Exercise requirements:
Filter the records for lines holding the string "this".

Exercise data:
____

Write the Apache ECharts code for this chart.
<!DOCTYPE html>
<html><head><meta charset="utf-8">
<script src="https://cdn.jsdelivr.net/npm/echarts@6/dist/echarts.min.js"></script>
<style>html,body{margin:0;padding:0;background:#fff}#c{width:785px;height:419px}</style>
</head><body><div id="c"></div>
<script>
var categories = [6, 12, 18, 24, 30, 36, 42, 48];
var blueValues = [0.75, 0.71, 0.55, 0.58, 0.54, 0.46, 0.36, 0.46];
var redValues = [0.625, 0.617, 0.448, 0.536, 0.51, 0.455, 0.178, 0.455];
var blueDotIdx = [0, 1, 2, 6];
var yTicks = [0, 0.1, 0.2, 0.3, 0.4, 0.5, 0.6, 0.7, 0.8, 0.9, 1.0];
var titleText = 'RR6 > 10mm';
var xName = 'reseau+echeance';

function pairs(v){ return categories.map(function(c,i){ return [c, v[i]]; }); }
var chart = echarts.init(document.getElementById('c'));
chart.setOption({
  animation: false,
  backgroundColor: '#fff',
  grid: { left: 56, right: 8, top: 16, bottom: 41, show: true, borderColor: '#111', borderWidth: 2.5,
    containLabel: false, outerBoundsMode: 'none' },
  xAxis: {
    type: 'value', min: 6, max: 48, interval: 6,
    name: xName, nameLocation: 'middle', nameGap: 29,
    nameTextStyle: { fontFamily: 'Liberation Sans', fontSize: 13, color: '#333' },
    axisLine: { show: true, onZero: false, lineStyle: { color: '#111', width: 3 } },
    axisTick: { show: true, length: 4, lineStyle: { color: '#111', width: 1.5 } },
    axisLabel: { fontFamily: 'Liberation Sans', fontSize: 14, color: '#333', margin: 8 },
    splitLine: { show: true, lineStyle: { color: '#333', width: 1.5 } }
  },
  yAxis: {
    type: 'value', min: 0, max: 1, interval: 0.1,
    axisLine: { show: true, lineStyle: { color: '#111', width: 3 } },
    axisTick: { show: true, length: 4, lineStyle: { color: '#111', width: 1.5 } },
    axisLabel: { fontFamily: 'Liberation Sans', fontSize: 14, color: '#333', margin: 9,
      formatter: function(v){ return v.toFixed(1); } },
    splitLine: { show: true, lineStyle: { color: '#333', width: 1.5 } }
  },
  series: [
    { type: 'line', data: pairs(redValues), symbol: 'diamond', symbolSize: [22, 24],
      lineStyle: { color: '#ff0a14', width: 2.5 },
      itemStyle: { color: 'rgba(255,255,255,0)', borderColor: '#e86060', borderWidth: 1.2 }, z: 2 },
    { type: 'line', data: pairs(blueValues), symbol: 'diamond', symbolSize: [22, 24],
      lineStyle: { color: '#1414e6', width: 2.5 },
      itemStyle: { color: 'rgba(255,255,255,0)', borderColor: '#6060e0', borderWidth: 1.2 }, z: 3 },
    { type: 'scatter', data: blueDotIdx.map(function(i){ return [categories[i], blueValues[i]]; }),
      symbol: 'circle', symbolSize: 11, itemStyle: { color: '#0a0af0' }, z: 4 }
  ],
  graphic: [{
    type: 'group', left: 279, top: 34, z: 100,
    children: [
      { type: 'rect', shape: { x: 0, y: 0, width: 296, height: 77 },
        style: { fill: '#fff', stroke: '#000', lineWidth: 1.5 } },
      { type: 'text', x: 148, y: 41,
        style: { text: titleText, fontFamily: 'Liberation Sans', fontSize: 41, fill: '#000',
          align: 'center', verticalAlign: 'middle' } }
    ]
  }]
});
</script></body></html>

____

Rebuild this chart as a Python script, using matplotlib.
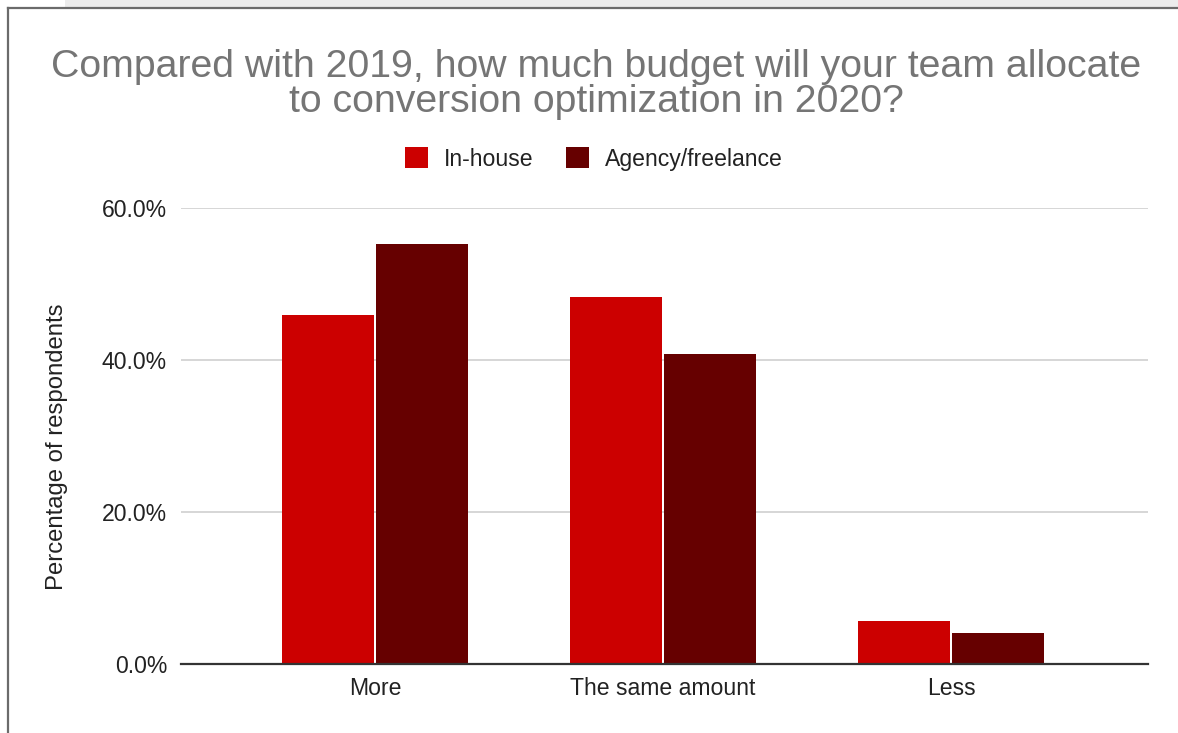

____

Complete answer:
Write the Apache ECharts code for this chart.
Rebuild this chart as a Python script, using matplotlib.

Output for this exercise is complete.